[start of Stored data]

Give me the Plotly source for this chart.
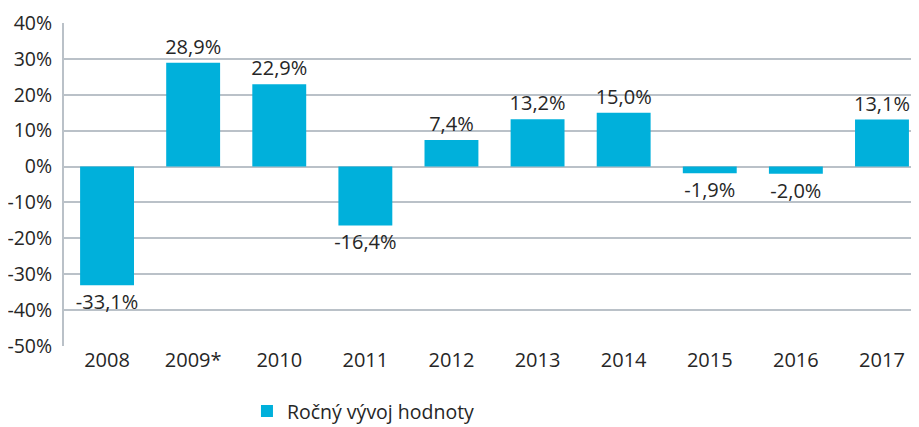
import plotly.graph_objects as go

categories = ["2008", "2009*", "2010", "2011", "2012", "2013", "2014", "2015", "2016", "2017"]
values = [-33.1, 28.9, 22.9, -16.4, 7.4, 13.2, 15.0, -1.9, -2.0, 13.1]
series_name = "Ročný vývoj hodnoty"
tick_vals = [-50, -40, -30, -20, -10, 0, 10, 20, 30, 40]
tick_text = [f"{v}%" for v in tick_vals]

labels = [f"{v:.1f}".replace(".", ",") + "%" for v in values]

font_family = "Open Sans, Noto Sans, sans-serif"
text_color = "#262626"
grid_color = "#BAC1C8"
bar_color = "#00B0DB"
fsize = 20

# page body has an 8px default margin, so the figure is drawn 8px in from top-left
fig = go.Figure()
fig.add_trace(go.Bar(
    x=categories, y=values, name=series_name,
    marker=dict(color=bar_color, line=dict(width=0)),
    text=labels, textposition="outside", cliponaxis=False, constraintext="none",
    textfont=dict(size=fsize, color=text_color, family=font_family),
    showlegend=True,
))

fig.update_layout(
    width=911, height=419,
    margin=dict(l=56, r=0, t=15, b=81, autoexpand=False),
    plot_bgcolor="white", paper_bgcolor="white",
    font=dict(family=font_family, size=fsize, color=text_color),
    bargap=0.374,
    uniformtext=dict(mode=False),
    showlegend=True,
    legend=dict(orientation="h", x=0.214, xanchor="left", y=-0.202, yanchor="middle",
                font=dict(size=19.5, color=text_color), bgcolor="rgba(0,0,0,0)"),
    xaxis=dict(type="category", categoryorder="array", categoryarray=categories,
               range=[-0.5, 9.43], showgrid=False, zeroline=False, automargin=False,
               showline=False, ticks="", tickfont=dict(size=fsize, color=text_color)),
    yaxis=dict(range=[-50, 40], tickvals=tick_vals, ticktext=tick_text, automargin=False,
               showgrid=True, gridcolor=grid_color, gridwidth=2,
               zeroline=True, zerolinecolor=grid_color, zerolinewidth=2,
               showline=True, linecolor=grid_color, linewidth=2,
               ticks="", ticklabelstandoff=6,
               tickfont=dict(size=19.5, color=text_color)),
)

fig.write_html("out.html")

[end of Stored data]

=== Instructions to follow ===
Repeat the listing in full and exactly. Do not include any images.

=== Exercise response ===
Give me the Plotly source for this chart.
import plotly.graph_objects as go

categories = ["2008", "2009*", "2010", "2011", "2012", "2013", "2014", "2015", "2016", "2017"]
values = [-33.1, 28.9, 22.9, -16.4, 7.4, 13.2, 15.0, -1.9, -2.0, 13.1]
series_name = "Ročný vývoj hodnoty"
tick_vals = [-50, -40, -30, -20, -10, 0, 10, 20, 30, 40]
tick_text = [f"{v}%" for v in tick_vals]

labels = [f"{v:.1f}".replace(".", ",") + "%" for v in values]

font_family = "Open Sans, Noto Sans, sans-serif"
text_color = "#262626"
grid_color = "#BAC1C8"
bar_color = "#00B0DB"
fsize = 20

# page body has an 8px default margin, so the figure is drawn 8px in from top-left
fig = go.Figure()
fig.add_trace(go.Bar(
    x=categories, y=values, name=series_name,
    marker=dict(color=bar_color, line=dict(width=0)),
    text=labels, textposition="outside", cliponaxis=False, constraintext="none",
    textfont=dict(size=fsize, color=text_color, family=font_family),
    showlegend=True,
))

fig.update_layout(
    width=911, height=419,
    margin=dict(l=56, r=0, t=15, b=81, autoexpand=False),
    plot_bgcolor="white", paper_bgcolor="white",
    font=dict(family=font_family, size=fsize, color=text_color),
    bargap=0.374,
    uniformtext=dict(mode=False),
    showlegend=True,
    legend=dict(orientation="h", x=0.214, xanchor="left", y=-0.202, yanchor="middle",
                font=dict(size=19.5, color=text_color), bgcolor="rgba(0,0,0,0)"),
    xaxis=dict(type="category", categoryorder="array", categoryarray=categories,
               range=[-0.5, 9.43], showgrid=False, zeroline=False, automargin=False,
               showline=False, ticks="", tickfont=dict(size=fsize, color=text_color)),
    yaxis=dict(range=[-50, 40], tickvals=tick_vals, ticktext=tick_text, automargin=False,
               showgrid=True, gridcolor=grid_color, gridwidth=2,
               zeroline=True, zerolinecolor=grid_color, zerolinewidth=2,
               showline=True, linecolor=grid_color, linewidth=2,
               ticks="", ticklabelstandoff=6,
               tickfont=dict(size=19.5, color=text_color)),
)

fig.write_html("out.html")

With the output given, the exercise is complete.